--- Required task ---
Copy exactly the lines that run from the top of the listing to the line containing "import plotly.graph_objects as go", both ends included, and omit the pictures.

--- Dataset rows ---
···

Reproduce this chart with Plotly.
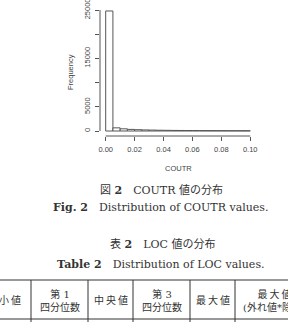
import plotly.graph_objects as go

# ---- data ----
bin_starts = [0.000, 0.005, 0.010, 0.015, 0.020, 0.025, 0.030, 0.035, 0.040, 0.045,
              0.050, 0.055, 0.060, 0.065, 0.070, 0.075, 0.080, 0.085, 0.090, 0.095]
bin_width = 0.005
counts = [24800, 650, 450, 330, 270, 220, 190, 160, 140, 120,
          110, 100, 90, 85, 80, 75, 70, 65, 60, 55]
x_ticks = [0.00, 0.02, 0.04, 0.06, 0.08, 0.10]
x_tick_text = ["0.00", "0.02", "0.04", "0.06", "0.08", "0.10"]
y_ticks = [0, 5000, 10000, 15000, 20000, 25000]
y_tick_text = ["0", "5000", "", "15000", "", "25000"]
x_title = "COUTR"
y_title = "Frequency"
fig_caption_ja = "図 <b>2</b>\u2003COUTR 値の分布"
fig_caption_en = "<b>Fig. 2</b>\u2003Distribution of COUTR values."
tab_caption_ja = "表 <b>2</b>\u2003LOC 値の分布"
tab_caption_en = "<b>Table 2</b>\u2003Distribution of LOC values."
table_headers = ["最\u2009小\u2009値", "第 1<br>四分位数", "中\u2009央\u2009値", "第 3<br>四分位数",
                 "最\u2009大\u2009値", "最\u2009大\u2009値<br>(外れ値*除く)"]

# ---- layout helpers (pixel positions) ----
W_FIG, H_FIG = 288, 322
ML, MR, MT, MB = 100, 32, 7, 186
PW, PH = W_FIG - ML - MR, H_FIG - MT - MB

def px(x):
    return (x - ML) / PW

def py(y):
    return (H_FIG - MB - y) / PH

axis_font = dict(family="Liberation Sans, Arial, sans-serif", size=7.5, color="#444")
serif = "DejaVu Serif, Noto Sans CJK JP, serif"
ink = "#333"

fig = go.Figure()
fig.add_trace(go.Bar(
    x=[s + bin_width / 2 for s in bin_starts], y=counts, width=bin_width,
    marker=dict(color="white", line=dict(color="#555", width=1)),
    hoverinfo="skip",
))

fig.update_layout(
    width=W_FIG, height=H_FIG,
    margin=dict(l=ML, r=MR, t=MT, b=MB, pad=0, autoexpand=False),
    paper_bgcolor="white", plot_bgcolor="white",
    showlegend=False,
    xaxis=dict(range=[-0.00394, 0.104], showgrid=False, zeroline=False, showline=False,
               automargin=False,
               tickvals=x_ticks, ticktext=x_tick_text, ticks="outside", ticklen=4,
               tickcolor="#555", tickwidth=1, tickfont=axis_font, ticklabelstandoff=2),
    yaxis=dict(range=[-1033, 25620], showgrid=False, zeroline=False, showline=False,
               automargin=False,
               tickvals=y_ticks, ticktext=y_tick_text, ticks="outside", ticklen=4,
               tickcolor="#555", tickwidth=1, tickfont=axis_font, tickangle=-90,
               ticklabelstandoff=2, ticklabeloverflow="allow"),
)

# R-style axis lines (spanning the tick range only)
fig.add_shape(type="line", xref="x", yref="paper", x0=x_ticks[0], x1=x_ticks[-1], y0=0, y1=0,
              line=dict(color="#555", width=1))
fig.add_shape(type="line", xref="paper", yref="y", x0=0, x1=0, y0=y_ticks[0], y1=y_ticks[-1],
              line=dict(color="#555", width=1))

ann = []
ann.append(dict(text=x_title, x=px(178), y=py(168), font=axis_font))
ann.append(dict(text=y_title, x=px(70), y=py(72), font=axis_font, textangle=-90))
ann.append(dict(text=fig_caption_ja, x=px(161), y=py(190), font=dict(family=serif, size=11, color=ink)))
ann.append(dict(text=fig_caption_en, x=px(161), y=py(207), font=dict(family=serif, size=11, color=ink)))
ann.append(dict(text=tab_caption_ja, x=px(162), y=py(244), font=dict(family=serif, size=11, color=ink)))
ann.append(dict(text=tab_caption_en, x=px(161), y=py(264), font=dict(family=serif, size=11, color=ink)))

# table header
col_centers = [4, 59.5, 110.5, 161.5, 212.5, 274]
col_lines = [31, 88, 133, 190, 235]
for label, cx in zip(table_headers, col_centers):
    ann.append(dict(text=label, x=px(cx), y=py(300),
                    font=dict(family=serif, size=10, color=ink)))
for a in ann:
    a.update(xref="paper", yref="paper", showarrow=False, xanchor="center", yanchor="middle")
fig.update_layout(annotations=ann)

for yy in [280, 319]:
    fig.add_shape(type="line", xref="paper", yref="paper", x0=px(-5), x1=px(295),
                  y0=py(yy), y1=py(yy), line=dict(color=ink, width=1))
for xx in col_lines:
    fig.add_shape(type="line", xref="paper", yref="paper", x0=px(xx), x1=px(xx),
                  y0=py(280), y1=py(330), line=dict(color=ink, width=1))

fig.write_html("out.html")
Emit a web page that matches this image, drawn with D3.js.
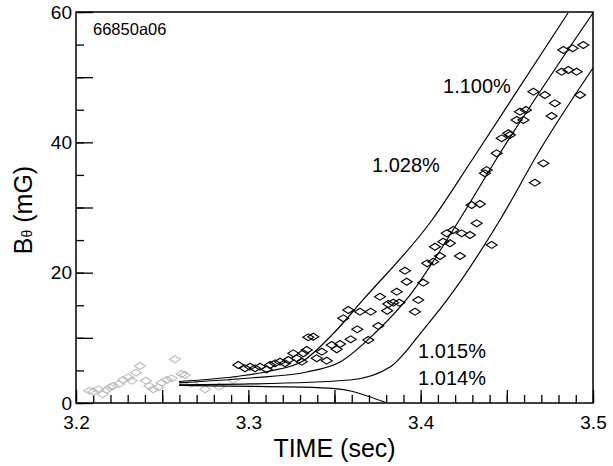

···

--- Solved problem ---
Reproduce this chart with Plotly.
import plotly.graph_objects as go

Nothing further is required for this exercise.